Lucky for me I got jury duty for April when I was gone, so I got it switched to cinco de mayo. Today I celebrated, no wait, cried, when I was selected for a 3 week jury. Except the lawyers kept saying “in a month” so I am slightly concerned. Since I am not allowed to tell you anything about the case (not even the awesome joke I told in jury selection) until after it’s over, I figured I could tell you all about taking the bus instead. The only other memories I have of taking the lovely metro system here are from middle school when my friend and I would take the bus to Seattle to meet her dad. At least I think that’s what we did. Now I know we probably weren’t going during peak commuting hours, but I would make a great guess and say that the people we saw (older ladies, crazy men) were the vast majority of bus riders at the time. But now, there is a new face to commuting. From what I can tell most people are now commuters. With companies giving their employees bus passes, parking, traffic, and gas being so ridiculous, it only makes sense. So props to everyone who uses the bus so on those rare days I want to drive to downtown there will be less traffic. But for the next couple weeks, I’m one of you. Here are some letters I composed to the bus drivers and passengers over the last two days:

Dear Tuesday PM Driver,

Please turn off the hair dryer like heat blasting everyone. It is not freezing outside, there is no snow, and we are all crammed together keeping it toasty enough. Also, you don’t need to drive off the exit at 70mph. We don’t have any desire to die.
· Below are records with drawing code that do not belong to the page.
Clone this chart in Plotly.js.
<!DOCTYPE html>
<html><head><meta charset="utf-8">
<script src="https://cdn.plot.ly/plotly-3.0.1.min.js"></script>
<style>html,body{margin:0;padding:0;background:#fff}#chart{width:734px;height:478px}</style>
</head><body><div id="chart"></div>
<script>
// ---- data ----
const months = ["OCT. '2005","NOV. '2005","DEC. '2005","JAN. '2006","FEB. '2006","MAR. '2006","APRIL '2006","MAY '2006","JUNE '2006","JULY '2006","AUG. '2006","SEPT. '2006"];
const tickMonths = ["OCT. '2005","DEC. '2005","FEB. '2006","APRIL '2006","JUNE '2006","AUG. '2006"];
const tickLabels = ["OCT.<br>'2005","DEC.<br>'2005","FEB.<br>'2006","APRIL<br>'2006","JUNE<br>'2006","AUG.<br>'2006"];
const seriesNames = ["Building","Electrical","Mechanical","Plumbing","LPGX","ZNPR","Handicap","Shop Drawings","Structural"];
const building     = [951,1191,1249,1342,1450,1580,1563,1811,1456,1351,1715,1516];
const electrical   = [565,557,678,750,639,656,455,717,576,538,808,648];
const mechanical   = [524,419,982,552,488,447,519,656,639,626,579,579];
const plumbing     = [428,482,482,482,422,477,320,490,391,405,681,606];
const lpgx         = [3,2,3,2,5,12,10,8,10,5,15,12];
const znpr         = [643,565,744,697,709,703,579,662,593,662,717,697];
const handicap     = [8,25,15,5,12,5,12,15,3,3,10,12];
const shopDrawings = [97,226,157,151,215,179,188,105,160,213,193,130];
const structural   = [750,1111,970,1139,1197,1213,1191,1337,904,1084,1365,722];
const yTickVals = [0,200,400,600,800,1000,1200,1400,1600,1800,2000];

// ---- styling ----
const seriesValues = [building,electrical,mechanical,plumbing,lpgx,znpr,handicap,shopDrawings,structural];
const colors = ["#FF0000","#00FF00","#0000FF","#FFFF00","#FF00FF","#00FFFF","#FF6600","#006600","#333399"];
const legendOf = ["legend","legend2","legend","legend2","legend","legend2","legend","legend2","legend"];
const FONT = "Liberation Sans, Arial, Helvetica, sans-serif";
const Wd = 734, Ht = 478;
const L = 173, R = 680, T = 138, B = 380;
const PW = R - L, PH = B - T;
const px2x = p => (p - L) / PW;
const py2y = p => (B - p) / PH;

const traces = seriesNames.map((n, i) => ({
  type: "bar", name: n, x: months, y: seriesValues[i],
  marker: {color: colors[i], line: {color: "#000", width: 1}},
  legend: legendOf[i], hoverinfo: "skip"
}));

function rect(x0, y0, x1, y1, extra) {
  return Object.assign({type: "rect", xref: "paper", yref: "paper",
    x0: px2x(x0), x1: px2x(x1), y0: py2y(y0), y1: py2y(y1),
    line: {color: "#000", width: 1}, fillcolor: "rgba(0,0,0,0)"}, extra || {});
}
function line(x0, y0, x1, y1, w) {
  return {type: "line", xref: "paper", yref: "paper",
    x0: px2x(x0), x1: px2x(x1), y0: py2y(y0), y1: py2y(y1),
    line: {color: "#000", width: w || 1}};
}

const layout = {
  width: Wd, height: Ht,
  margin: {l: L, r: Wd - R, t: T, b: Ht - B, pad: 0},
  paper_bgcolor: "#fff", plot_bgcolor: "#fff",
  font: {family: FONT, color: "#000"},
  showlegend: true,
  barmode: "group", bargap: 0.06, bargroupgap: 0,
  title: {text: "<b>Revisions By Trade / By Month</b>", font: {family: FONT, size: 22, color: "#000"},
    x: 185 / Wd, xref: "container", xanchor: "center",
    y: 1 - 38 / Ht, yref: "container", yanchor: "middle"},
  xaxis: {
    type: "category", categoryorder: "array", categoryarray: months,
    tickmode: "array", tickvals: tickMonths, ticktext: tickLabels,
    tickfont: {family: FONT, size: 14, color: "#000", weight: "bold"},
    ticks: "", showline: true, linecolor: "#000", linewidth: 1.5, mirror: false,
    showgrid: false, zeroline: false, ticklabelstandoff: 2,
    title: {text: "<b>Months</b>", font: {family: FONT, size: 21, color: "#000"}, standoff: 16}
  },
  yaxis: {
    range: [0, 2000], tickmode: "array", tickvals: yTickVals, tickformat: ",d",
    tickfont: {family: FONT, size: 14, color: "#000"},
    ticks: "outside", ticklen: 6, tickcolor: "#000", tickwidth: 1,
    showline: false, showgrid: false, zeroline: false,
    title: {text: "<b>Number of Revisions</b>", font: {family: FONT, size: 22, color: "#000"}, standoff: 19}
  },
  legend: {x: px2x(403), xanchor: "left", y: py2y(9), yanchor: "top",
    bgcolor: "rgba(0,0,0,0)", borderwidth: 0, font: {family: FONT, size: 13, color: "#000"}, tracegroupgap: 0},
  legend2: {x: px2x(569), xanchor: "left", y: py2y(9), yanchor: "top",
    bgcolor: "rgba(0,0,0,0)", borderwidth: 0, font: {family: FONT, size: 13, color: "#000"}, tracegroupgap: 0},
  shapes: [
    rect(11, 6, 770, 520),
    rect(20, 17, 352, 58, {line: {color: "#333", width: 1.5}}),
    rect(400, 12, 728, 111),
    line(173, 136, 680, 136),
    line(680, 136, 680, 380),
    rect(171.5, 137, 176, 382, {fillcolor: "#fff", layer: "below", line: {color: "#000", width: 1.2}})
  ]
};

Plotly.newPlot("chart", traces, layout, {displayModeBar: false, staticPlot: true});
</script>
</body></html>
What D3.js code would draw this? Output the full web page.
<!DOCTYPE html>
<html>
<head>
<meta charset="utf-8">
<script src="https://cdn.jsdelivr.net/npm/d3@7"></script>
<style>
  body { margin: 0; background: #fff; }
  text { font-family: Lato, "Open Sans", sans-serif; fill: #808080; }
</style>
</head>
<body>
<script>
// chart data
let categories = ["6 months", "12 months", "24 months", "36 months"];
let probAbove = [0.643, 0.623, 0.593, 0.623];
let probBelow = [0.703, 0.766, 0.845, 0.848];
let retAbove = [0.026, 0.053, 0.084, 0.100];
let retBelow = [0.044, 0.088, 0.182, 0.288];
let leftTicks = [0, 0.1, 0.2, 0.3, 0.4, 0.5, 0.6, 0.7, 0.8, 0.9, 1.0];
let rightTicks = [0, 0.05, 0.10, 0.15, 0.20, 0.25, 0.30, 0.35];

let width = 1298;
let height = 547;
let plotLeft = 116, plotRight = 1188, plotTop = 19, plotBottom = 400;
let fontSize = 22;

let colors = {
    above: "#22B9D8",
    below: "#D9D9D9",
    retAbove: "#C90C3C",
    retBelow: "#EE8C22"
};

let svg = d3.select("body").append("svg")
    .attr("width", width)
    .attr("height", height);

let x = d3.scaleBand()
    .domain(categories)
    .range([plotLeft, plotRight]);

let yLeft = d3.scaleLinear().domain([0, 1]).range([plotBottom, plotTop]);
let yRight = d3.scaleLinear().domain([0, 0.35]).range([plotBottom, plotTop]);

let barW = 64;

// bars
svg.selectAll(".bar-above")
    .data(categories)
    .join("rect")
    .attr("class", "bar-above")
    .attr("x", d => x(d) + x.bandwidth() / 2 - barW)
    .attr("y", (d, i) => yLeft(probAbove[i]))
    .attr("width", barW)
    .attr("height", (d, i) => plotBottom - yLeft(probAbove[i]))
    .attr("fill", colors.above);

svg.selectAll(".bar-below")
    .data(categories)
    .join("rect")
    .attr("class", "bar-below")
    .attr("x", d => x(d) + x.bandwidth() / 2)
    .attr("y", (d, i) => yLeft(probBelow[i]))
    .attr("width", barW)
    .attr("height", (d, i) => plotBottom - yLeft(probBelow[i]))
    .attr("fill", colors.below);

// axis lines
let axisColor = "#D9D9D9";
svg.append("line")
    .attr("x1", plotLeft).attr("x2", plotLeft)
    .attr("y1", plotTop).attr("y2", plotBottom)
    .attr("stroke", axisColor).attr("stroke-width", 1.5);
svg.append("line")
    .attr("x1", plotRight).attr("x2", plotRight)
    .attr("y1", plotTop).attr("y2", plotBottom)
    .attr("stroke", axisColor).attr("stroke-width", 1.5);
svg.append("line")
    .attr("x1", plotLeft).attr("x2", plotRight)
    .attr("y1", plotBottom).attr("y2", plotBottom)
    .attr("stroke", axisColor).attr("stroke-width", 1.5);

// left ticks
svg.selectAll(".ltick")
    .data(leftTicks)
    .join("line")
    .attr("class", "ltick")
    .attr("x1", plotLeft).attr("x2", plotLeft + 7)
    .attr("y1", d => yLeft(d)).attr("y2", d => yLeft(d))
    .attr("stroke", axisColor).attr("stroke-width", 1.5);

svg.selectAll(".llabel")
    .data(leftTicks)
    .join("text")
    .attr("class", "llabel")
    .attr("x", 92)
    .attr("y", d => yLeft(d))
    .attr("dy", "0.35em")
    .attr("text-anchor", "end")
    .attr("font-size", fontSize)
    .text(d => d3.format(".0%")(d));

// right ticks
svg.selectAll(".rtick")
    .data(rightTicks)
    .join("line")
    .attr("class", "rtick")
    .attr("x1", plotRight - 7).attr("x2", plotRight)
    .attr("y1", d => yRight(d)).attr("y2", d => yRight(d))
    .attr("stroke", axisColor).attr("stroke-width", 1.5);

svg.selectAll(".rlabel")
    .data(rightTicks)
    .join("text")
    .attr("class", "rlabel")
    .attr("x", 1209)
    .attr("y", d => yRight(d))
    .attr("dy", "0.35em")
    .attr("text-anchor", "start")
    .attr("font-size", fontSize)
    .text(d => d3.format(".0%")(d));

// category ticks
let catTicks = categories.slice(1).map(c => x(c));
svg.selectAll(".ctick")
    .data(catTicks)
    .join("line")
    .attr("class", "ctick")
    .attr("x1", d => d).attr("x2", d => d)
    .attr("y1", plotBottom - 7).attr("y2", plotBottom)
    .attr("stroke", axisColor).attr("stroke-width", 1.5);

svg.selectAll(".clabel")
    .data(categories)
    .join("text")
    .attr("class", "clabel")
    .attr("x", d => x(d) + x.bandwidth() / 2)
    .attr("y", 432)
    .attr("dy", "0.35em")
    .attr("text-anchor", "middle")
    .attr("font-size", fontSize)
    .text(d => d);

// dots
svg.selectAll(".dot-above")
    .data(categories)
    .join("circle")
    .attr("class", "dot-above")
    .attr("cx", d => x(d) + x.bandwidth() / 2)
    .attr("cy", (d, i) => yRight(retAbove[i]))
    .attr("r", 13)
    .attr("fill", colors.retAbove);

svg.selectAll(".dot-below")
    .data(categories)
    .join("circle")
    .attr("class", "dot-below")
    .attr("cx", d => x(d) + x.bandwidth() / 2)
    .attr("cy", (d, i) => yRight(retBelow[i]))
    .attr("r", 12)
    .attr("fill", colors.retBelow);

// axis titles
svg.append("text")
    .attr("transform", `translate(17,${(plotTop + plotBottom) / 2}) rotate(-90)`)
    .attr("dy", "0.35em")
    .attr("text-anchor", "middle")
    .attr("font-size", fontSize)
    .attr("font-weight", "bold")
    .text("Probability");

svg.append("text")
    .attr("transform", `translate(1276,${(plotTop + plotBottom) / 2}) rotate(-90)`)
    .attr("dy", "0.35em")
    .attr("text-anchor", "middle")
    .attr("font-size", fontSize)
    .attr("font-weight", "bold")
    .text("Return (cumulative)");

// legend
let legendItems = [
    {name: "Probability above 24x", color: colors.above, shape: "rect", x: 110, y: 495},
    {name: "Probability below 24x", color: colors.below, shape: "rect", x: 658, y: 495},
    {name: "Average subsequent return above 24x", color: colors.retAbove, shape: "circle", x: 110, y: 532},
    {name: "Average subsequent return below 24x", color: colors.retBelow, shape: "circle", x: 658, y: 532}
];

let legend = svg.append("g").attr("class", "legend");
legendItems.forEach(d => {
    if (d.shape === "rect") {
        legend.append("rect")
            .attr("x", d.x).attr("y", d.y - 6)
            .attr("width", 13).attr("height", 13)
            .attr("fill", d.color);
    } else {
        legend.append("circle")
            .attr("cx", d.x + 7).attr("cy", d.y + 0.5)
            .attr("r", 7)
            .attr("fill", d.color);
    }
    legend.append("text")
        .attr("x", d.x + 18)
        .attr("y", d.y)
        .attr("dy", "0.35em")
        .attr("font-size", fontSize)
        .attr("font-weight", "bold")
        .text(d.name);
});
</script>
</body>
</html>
Dear Tuesday PM Passenger Next to Me,

Please don’t freak out when I sit next to you. A. I am not scary B. There are not enough seats for everyone to have their own C. You are over the line anyway, for no reason D. I am not scary, just chill.

Dear Monday PM Passenger,

You only need to pull the stop button once, and there is no need to run up to the front half hour before your stop. I promise the kind driver will stop.

So anyway, you can see that I’m boring, and that sitting in a jury chair is totally not comfortable, and I will debrief you all in a couple weeks, or month, or whatever.